→ **Stated exercise**:
Leave the pictures out, and retype all of the material exactly as written.
::::::
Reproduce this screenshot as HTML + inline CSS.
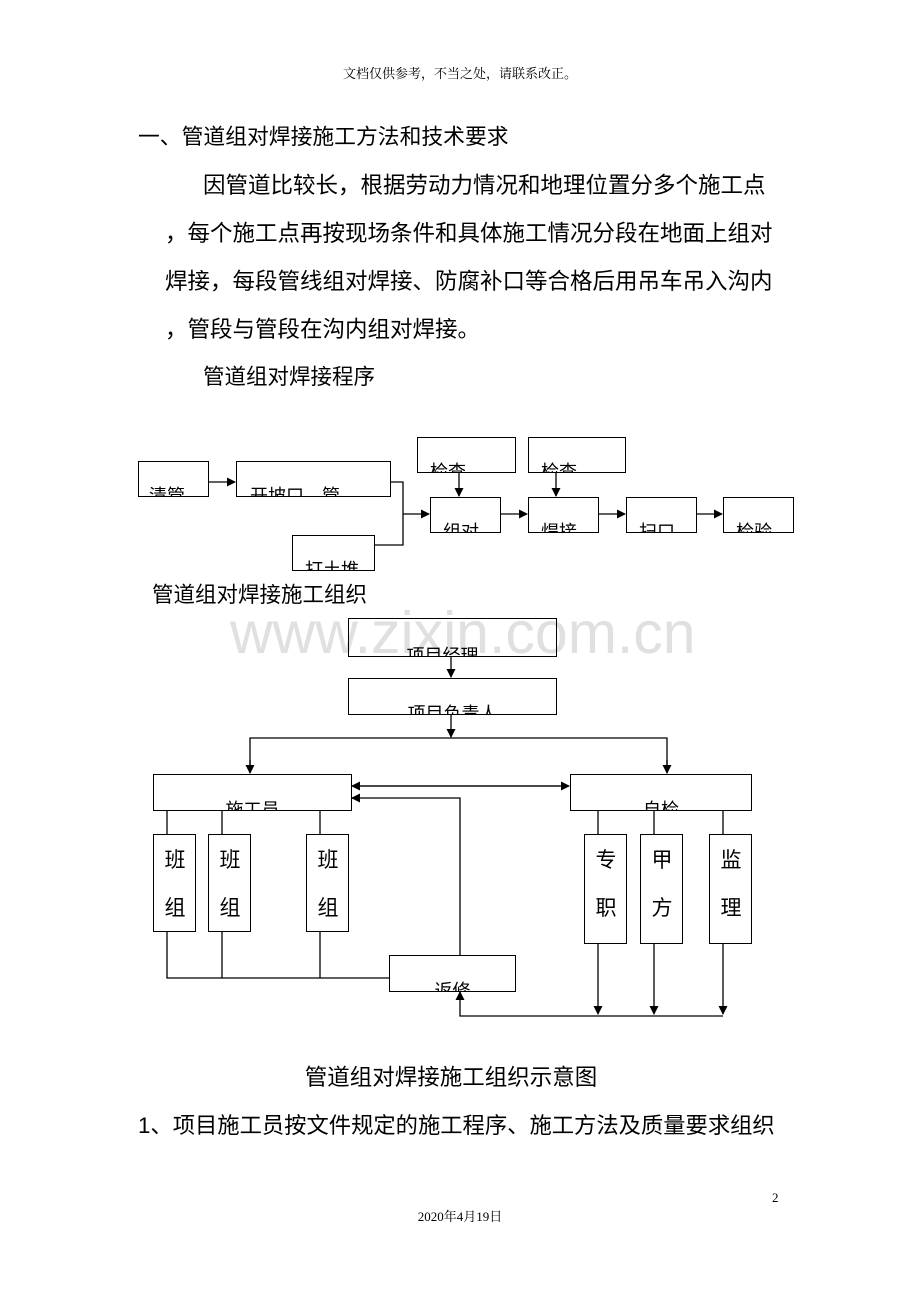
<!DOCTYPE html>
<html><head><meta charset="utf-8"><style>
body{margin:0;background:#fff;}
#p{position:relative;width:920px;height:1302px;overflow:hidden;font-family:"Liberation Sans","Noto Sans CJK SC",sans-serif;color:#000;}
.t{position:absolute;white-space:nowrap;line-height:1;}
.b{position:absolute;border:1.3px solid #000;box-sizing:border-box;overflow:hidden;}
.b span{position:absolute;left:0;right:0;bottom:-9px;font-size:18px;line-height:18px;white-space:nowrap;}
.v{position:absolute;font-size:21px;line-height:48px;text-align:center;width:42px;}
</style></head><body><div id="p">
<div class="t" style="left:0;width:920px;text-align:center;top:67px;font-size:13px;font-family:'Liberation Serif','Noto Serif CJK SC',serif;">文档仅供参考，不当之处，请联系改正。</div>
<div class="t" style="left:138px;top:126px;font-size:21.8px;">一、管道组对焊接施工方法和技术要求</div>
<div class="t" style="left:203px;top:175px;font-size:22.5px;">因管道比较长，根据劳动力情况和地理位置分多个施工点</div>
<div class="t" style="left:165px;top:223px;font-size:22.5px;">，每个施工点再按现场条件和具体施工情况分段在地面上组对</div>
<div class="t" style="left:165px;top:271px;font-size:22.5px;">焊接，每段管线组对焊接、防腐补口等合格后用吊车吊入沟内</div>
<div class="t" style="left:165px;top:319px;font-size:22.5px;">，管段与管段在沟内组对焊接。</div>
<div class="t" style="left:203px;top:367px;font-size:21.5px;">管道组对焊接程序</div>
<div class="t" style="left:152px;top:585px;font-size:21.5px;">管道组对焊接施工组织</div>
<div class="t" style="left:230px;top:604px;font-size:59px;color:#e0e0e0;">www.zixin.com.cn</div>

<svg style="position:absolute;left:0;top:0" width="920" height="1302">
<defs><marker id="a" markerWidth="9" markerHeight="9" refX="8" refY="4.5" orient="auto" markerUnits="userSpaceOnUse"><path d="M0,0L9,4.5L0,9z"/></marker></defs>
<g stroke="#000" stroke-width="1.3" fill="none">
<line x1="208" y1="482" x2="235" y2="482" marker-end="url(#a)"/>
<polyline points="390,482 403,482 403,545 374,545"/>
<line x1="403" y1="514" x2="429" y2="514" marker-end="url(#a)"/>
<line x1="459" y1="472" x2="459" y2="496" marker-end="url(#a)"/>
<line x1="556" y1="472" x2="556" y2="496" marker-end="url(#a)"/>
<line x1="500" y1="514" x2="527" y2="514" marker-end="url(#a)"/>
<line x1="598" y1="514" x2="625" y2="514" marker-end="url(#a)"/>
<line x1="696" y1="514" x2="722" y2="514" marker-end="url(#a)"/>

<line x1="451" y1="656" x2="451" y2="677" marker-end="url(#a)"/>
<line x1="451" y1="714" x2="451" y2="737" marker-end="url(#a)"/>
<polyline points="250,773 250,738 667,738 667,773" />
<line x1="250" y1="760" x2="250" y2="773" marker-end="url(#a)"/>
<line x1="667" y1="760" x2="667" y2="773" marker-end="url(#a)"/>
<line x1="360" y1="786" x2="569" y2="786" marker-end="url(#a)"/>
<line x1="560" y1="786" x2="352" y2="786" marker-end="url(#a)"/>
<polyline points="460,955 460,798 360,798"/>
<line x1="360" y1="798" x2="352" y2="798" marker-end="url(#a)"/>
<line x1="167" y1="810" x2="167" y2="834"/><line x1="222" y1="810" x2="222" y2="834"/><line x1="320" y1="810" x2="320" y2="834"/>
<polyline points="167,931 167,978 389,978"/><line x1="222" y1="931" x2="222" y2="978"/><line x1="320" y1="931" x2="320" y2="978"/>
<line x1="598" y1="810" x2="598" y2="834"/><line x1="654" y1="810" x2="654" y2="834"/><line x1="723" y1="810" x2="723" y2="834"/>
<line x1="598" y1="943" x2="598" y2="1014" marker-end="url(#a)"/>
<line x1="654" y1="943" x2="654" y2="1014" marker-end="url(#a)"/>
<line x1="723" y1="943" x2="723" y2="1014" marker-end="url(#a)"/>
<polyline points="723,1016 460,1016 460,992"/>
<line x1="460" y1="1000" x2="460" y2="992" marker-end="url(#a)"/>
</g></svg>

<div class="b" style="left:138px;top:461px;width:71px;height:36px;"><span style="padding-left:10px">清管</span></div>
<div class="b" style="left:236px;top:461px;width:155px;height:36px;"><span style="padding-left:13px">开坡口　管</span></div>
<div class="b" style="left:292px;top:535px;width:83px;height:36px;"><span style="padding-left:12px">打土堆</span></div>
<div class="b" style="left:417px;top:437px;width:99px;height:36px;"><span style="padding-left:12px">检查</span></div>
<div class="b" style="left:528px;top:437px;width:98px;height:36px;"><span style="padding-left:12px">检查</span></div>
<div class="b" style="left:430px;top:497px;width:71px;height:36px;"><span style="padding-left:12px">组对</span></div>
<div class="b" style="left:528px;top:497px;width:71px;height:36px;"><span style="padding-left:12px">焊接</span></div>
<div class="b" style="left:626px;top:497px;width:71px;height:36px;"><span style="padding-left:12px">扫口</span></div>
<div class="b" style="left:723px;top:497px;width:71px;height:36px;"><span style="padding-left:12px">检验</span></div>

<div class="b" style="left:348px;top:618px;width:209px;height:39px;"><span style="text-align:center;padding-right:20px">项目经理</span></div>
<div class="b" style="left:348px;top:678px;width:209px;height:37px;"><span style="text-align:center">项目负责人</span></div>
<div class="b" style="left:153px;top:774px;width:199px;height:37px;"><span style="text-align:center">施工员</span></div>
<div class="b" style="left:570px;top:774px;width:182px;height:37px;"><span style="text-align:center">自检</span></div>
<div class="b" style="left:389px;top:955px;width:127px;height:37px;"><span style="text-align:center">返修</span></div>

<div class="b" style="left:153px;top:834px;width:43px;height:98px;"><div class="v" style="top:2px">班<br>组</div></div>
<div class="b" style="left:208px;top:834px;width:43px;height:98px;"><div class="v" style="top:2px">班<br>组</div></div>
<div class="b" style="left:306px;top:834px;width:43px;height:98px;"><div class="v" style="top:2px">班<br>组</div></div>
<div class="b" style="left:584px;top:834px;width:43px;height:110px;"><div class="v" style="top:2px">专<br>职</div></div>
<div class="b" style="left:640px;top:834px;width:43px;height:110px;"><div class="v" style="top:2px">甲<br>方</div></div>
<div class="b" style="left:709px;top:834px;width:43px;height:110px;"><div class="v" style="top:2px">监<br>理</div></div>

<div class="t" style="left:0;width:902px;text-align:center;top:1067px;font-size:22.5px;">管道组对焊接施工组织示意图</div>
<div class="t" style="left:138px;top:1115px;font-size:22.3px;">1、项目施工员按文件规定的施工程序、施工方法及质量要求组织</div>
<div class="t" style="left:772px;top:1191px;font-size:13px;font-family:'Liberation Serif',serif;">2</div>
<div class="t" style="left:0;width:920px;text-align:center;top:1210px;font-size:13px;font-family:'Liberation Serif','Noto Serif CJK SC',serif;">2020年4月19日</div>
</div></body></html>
::::::
→ **Answer for this exercise**:
Reproduce this screenshot as HTML + inline CSS.
<!DOCTYPE html>
<html><head><meta charset="utf-8"><style>
body{margin:0;background:#fff;}
#p{position:relative;width:920px;height:1302px;overflow:hidden;font-family:"Liberation Sans","Noto Sans CJK SC",sans-serif;color:#000;}
.t{position:absolute;white-space:nowrap;line-height:1;}
.b{position:absolute;border:1.3px solid #000;box-sizing:border-box;overflow:hidden;}
.b span{position:absolute;left:0;right:0;bottom:-9px;font-size:18px;line-height:18px;white-space:nowrap;}
.v{position:absolute;font-size:21px;line-height:48px;text-align:center;width:42px;}
</style></head><body><div id="p">
<div class="t" style="left:0;width:920px;text-align:center;top:67px;font-size:13px;font-family:'Liberation Serif','Noto Serif CJK SC',serif;">文档仅供参考，不当之处，请联系改正。</div>
<div class="t" style="left:138px;top:126px;font-size:21.8px;">一、管道组对焊接施工方法和技术要求</div>
<div class="t" style="left:203px;top:175px;font-size:22.5px;">因管道比较长，根据劳动力情况和地理位置分多个施工点</div>
<div class="t" style="left:165px;top:223px;font-size:22.5px;">，每个施工点再按现场条件和具体施工情况分段在地面上组对</div>
<div class="t" style="left:165px;top:271px;font-size:22.5px;">焊接，每段管线组对焊接、防腐补口等合格后用吊车吊入沟内</div>
<div class="t" style="left:165px;top:319px;font-size:22.5px;">，管段与管段在沟内组对焊接。</div>
<div class="t" style="left:203px;top:367px;font-size:21.5px;">管道组对焊接程序</div>
<div class="t" style="left:152px;top:585px;font-size:21.5px;">管道组对焊接施工组织</div>
<div class="t" style="left:230px;top:604px;font-size:59px;color:#e0e0e0;">www.zixin.com.cn</div>

<svg style="position:absolute;left:0;top:0" width="920" height="1302">
<defs><marker id="a" markerWidth="9" markerHeight="9" refX="8" refY="4.5" orient="auto" markerUnits="userSpaceOnUse"><path d="M0,0L9,4.5L0,9z"/></marker></defs>
<g stroke="#000" stroke-width="1.3" fill="none">
<line x1="208" y1="482" x2="235" y2="482" marker-end="url(#a)"/>
<polyline points="390,482 403,482 403,545 374,545"/>
<line x1="403" y1="514" x2="429" y2="514" marker-end="url(#a)"/>
<line x1="459" y1="472" x2="459" y2="496" marker-end="url(#a)"/>
<line x1="556" y1="472" x2="556" y2="496" marker-end="url(#a)"/>
<line x1="500" y1="514" x2="527" y2="514" marker-end="url(#a)"/>
<line x1="598" y1="514" x2="625" y2="514" marker-end="url(#a)"/>
<line x1="696" y1="514" x2="722" y2="514" marker-end="url(#a)"/>

<line x1="451" y1="656" x2="451" y2="677" marker-end="url(#a)"/>
<line x1="451" y1="714" x2="451" y2="737" marker-end="url(#a)"/>
<polyline points="250,773 250,738 667,738 667,773" />
<line x1="250" y1="760" x2="250" y2="773" marker-end="url(#a)"/>
<line x1="667" y1="760" x2="667" y2="773" marker-end="url(#a)"/>
<line x1="360" y1="786" x2="569" y2="786" marker-end="url(#a)"/>
<line x1="560" y1="786" x2="352" y2="786" marker-end="url(#a)"/>
<polyline points="460,955 460,798 360,798"/>
<line x1="360" y1="798" x2="352" y2="798" marker-end="url(#a)"/>
<line x1="167" y1="810" x2="167" y2="834"/><line x1="222" y1="810" x2="222" y2="834"/><line x1="320" y1="810" x2="320" y2="834"/>
<polyline points="167,931 167,978 389,978"/><line x1="222" y1="931" x2="222" y2="978"/><line x1="320" y1="931" x2="320" y2="978"/>
<line x1="598" y1="810" x2="598" y2="834"/><line x1="654" y1="810" x2="654" y2="834"/><line x1="723" y1="810" x2="723" y2="834"/>
<line x1="598" y1="943" x2="598" y2="1014" marker-end="url(#a)"/>
<line x1="654" y1="943" x2="654" y2="1014" marker-end="url(#a)"/>
<line x1="723" y1="943" x2="723" y2="1014" marker-end="url(#a)"/>
<polyline points="723,1016 460,1016 460,992"/>
<line x1="460" y1="1000" x2="460" y2="992" marker-end="url(#a)"/>
</g></svg>

<div class="b" style="left:138px;top:461px;width:71px;height:36px;"><span style="padding-left:10px">清管</span></div>
<div class="b" style="left:236px;top:461px;width:155px;height:36px;"><span style="padding-left:13px">开坡口　管</span></div>
<div class="b" style="left:292px;top:535px;width:83px;height:36px;"><span style="padding-left:12px">打土堆</span></div>
<div class="b" style="left:417px;top:437px;width:99px;height:36px;"><span style="padding-left:12px">检查</span></div>
<div class="b" style="left:528px;top:437px;width:98px;height:36px;"><span style="padding-left:12px">检查</span></div>
<div class="b" style="left:430px;top:497px;width:71px;height:36px;"><span style="padding-left:12px">组对</span></div>
<div class="b" style="left:528px;top:497px;width:71px;height:36px;"><span style="padding-left:12px">焊接</span></div>
<div class="b" style="left:626px;top:497px;width:71px;height:36px;"><span style="padding-left:12px">扫口</span></div>
<div class="b" style="left:723px;top:497px;width:71px;height:36px;"><span style="padding-left:12px">检验</span></div>

<div class="b" style="left:348px;top:618px;width:209px;height:39px;"><span style="text-align:center;padding-right:20px">项目经理</span></div>
<div class="b" style="left:348px;top:678px;width:209px;height:37px;"><span style="text-align:center">项目负责人</span></div>
<div class="b" style="left:153px;top:774px;width:199px;height:37px;"><span style="text-align:center">施工员</span></div>
<div class="b" style="left:570px;top:774px;width:182px;height:37px;"><span style="text-align:center">自检</span></div>
<div class="b" style="left:389px;top:955px;width:127px;height:37px;"><span style="text-align:center">返修</span></div>

<div class="b" style="left:153px;top:834px;width:43px;height:98px;"><div class="v" style="top:2px">班<br>组</div></div>
<div class="b" style="left:208px;top:834px;width:43px;height:98px;"><div class="v" style="top:2px">班<br>组</div></div>
<div class="b" style="left:306px;top:834px;width:43px;height:98px;"><div class="v" style="top:2px">班<br>组</div></div>
<div class="b" style="left:584px;top:834px;width:43px;height:110px;"><div class="v" style="top:2px">专<br>职</div></div>
<div class="b" style="left:640px;top:834px;width:43px;height:110px;"><div class="v" style="top:2px">甲<br>方</div></div>
<div class="b" style="left:709px;top:834px;width:43px;height:110px;"><div class="v" style="top:2px">监<br>理</div></div>

<div class="t" style="left:0;width:902px;text-align:center;top:1067px;font-size:22.5px;">管道组对焊接施工组织示意图</div>
<div class="t" style="left:138px;top:1115px;font-size:22.3px;">1、项目施工员按文件规定的施工程序、施工方法及质量要求组织</div>
<div class="t" style="left:772px;top:1191px;font-size:13px;font-family:'Liberation Serif',serif;">2</div>
<div class="t" style="left:0;width:920px;text-align:center;top:1210px;font-size:13px;font-family:'Liberation Serif','Noto Serif CJK SC',serif;">2020年4月19日</div>
</div></body></html>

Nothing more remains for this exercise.